Embassy staff director Denise Cardenet, who has observed the ebb and flow from the embassy's cellars for the past 14 years, concedes that American ambassados "have favored the Bordeaux wines." Indeed, several cases of 1976 and 1979 Corton Charlemagne have to compete with nearly 1,000 bottles of claret in these American-owned wine vaults.

There are a few isolated bottles of California wine scattered about the two cavernous cellars. Two bottles of Heitz 1973 Cabernet lie above single fifths of Clos du Val's 1978 Cabernet, Rutherford Hill's 1975 Zinfandel and Burgess' 1976 Cabernet. In racks at the rear of one cellar are two cases of Phelps' 1980 Early Harvest Johannisberg Riesling, about a case of Domaine Chandon's Napa Valley Brut and four bottles of Trefethen 1976 and 1978 Chardonnay. "Giscard really liked the 1976 Trefethen Chardonnay," noted Cardenet in reference to the former French president, who sampled the Napa Valley wine following a concert at the residence two years ago.

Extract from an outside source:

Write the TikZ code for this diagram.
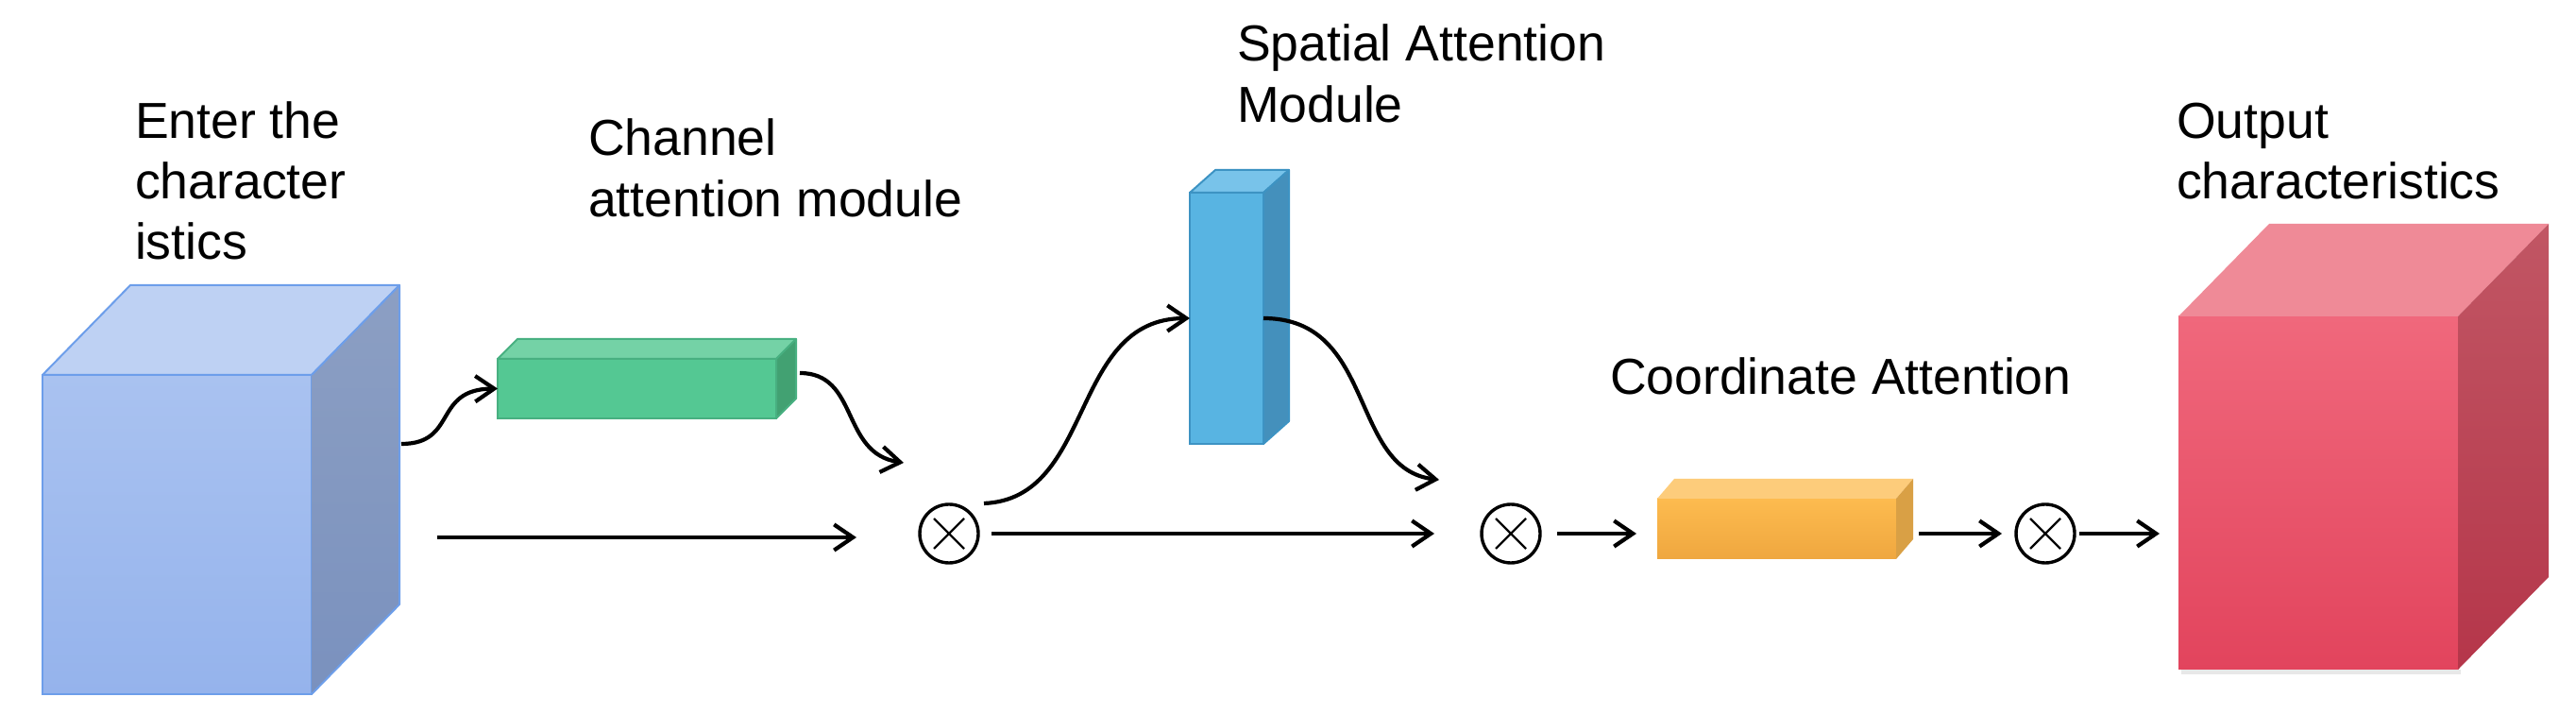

During President Reagan's recent visit in Paris, the embassy served only California wines. A one lavish dinner, a Heitz 1974 Martha's Vineyard Cabernet Sauvignon followed a 1979 Grgich Hills Cardonnay. They were very well received, according to Marie Helene Galbraith. "But I don't remember any specific comments," she recalled. "We were too busy talking with Olivia de Havilland." Although the current strength of the U.S. dollar makes California wines relatively expensive now in France, she believes that American wines "will have their day in court."

She is aware of the current worldwide explosion in the consumption of white wines, yet strongly prefers les rouges. Recalling a visit to the Clos Vougeot vineyards in Burgundy where she observed grapes being crushed, she noted that red wines are more nutritious because, unlike white wines, they undergo initial fermentation with the skins and stem from the grapes. "Everyone knows that the highest concentration of minerals and othr nutrients in fruits or vegetables is in the skins," she said. "When a red wine is really good," she added, "ca glisse dans la gorge comme le bon dieu en culottes de velour (it slips down the throat like the god Lord in his velvet knickers)."

But for July 4 the wine will be white and imported from home, a wine most appropriate for celebrating the birthday of America.